Write out the whole listing word for word.

=== Input material ===

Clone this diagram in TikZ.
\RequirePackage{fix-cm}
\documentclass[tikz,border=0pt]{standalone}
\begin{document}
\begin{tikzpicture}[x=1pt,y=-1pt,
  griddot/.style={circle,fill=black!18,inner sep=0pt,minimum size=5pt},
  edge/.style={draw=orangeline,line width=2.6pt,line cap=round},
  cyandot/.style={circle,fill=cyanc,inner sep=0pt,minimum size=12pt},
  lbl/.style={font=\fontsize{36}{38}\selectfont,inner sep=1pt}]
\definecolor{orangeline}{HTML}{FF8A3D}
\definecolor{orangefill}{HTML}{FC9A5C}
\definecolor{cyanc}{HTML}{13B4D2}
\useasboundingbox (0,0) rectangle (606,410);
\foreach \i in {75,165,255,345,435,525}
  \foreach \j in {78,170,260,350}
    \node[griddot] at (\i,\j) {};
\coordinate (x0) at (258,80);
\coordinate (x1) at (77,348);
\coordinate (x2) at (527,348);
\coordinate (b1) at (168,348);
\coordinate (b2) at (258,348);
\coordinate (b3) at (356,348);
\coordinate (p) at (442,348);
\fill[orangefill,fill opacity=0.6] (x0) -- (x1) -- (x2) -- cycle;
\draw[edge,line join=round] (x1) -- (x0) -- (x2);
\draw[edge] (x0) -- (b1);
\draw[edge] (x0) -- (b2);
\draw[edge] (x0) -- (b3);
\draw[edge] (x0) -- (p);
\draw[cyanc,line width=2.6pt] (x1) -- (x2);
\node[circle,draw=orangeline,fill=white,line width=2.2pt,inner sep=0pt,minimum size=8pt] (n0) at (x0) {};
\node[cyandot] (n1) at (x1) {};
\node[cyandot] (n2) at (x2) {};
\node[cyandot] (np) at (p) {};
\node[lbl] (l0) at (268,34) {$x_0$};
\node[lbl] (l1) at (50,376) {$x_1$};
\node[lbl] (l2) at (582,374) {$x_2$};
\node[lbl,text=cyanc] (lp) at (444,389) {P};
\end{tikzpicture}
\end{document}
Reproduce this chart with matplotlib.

===

§ **Answer to this problem**
Clone this diagram in TikZ.
\RequirePackage{fix-cm}
\documentclass[tikz,border=0pt]{standalone}
\begin{document}
\begin{tikzpicture}[x=1pt,y=-1pt,
  griddot/.style={circle,fill=black!18,inner sep=0pt,minimum size=5pt},
  edge/.style={draw=orangeline,line width=2.6pt,line cap=round},
  cyandot/.style={circle,fill=cyanc,inner sep=0pt,minimum size=12pt},
  lbl/.style={font=\fontsize{36}{38}\selectfont,inner sep=1pt}]
\definecolor{orangeline}{HTML}{FF8A3D}
\definecolor{orangefill}{HTML}{FC9A5C}
\definecolor{cyanc}{HTML}{13B4D2}
\useasboundingbox (0,0) rectangle (606,410);
\foreach \i in {75,165,255,345,435,525}
  \foreach \j in {78,170,260,350}
    \node[griddot] at (\i,\j) {};
\coordinate (x0) at (258,80);
\coordinate (x1) at (77,348);
\coordinate (x2) at (527,348);
\coordinate (b1) at (168,348);
\coordinate (b2) at (258,348);
\coordinate (b3) at (356,348);
\coordinate (p) at (442,348);
\fill[orangefill,fill opacity=0.6] (x0) -- (x1) -- (x2) -- cycle;
\draw[edge,line join=round] (x1) -- (x0) -- (x2);
\draw[edge] (x0) -- (b1);
\draw[edge] (x0) -- (b2);
\draw[edge] (x0) -- (b3);
\draw[edge] (x0) -- (p);
\draw[cyanc,line width=2.6pt] (x1) -- (x2);
\node[circle,draw=orangeline,fill=white,line width=2.2pt,inner sep=0pt,minimum size=8pt] (n0) at (x0) {};
\node[cyandot] (n1) at (x1) {};
\node[cyandot] (n2) at (x2) {};
\node[cyandot] (np) at (p) {};
\node[lbl] (l0) at (268,34) {$x_0$};
\node[lbl] (l1) at (50,376) {$x_1$};
\node[lbl] (l2) at (582,374) {$x_2$};
\node[lbl,text=cyanc] (lp) at (444,389) {P};
\end{tikzpicture}
\end{document}
Reproduce this chart with matplotlib.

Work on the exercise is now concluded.